Secretary of the FBU in North Yorkshire, Steve Howley, said: ‘We have now reached crisis point. The FBU warned management and the fire authority of the dangers that the cuts would have on the ability of the control room to function safely and effectively. Unfortunately, no one listened to our concerns. We were accused of scaremongering. But these are the repercussions of such savage cuts.
‘Long hours, stress and isolation – it is becoming common for one trained operator to be on shift alone – have led to an increase in sickness amongst staff which further compounds the workforce shortages. The chief fire officer and the fire authority need to be held to account for these failings and to get a grip of the situation immediately.
‘They are putting the lives of the public at risk by placing staff under intolerable pressure. In a fire, every second counts and a delayed response can be fatal. Managers are making this more likely with their continued cuts to the service. It is completely unacceptable and must stop.’
• The FBU said that government cuts are to blame for a rise in fire-related deaths in England last year, according to the union representing firefighters. Official figures show that 303 people died in fires during 2015/16, up 15% on the previous year.
Response times to all types of serious fires also rose, in some cases by as much as one minute and eight seconds. The Fire Brigades Union said the figures reflect the real impact that cuts have had on the ability of firefighters to do their job in recent years.
Matt Wrack, the union’s general secretary, said: ‘I think fire crews are increasingly angry about how they are being treated by this government.
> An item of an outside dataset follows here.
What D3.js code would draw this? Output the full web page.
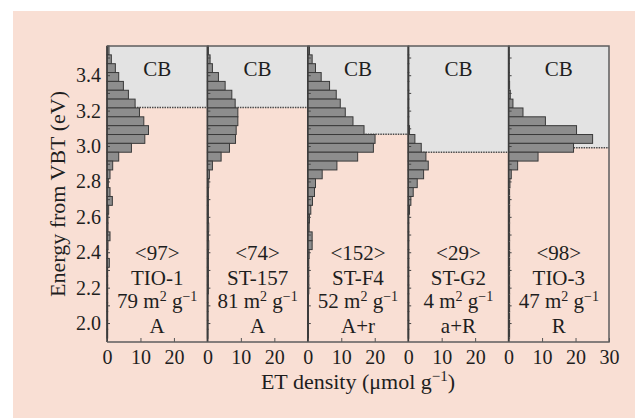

Firefighters are praised when they rescue people, they deal with particularly difficult incidents, but all the time their job is being undermined by cuts. There has been a record number of fire station closures, fire engines being cut and 10,000 firefighter jobs go. So that means people are left running the service on a shoestring.’
• In the wake of the Grenfell Tower fire, Tory Foreign Secretary, Boris Johnson, faces angry criticism over the severe cuts and closure to the fire brigade he introduced when he was London Mayor. Johnson presided over the closure of 10 fire stations and the removal of 27 fire engines and 552 firefighters’ jobs, despite previously promising not to remove them.
Johnson repeatedly denied he had any plans to cut fire engines or fire stations, telling the London Assembly in 2010 that there were ‘no plans’ to remove engines. Pressed on the issue, he said in a filmed meeting that: ‘I don’t want to get rid of them. What’s the problem?
He was confronted by his opponents on the London Assembly about the broken promise in 2013.
Labour Assembly leader Andrew Dismore asked then-Mayor, Boris: ‘How can cutting fire stations, cutting fire engines and cutting firefighters post not be a reduction in fire cover? You’ve lied to the people of London.’ Boris snapped: ‘Get stuffed,’ – but apologised saying: ‘It just popped out.’
The devastating cuts were implemented in 2014.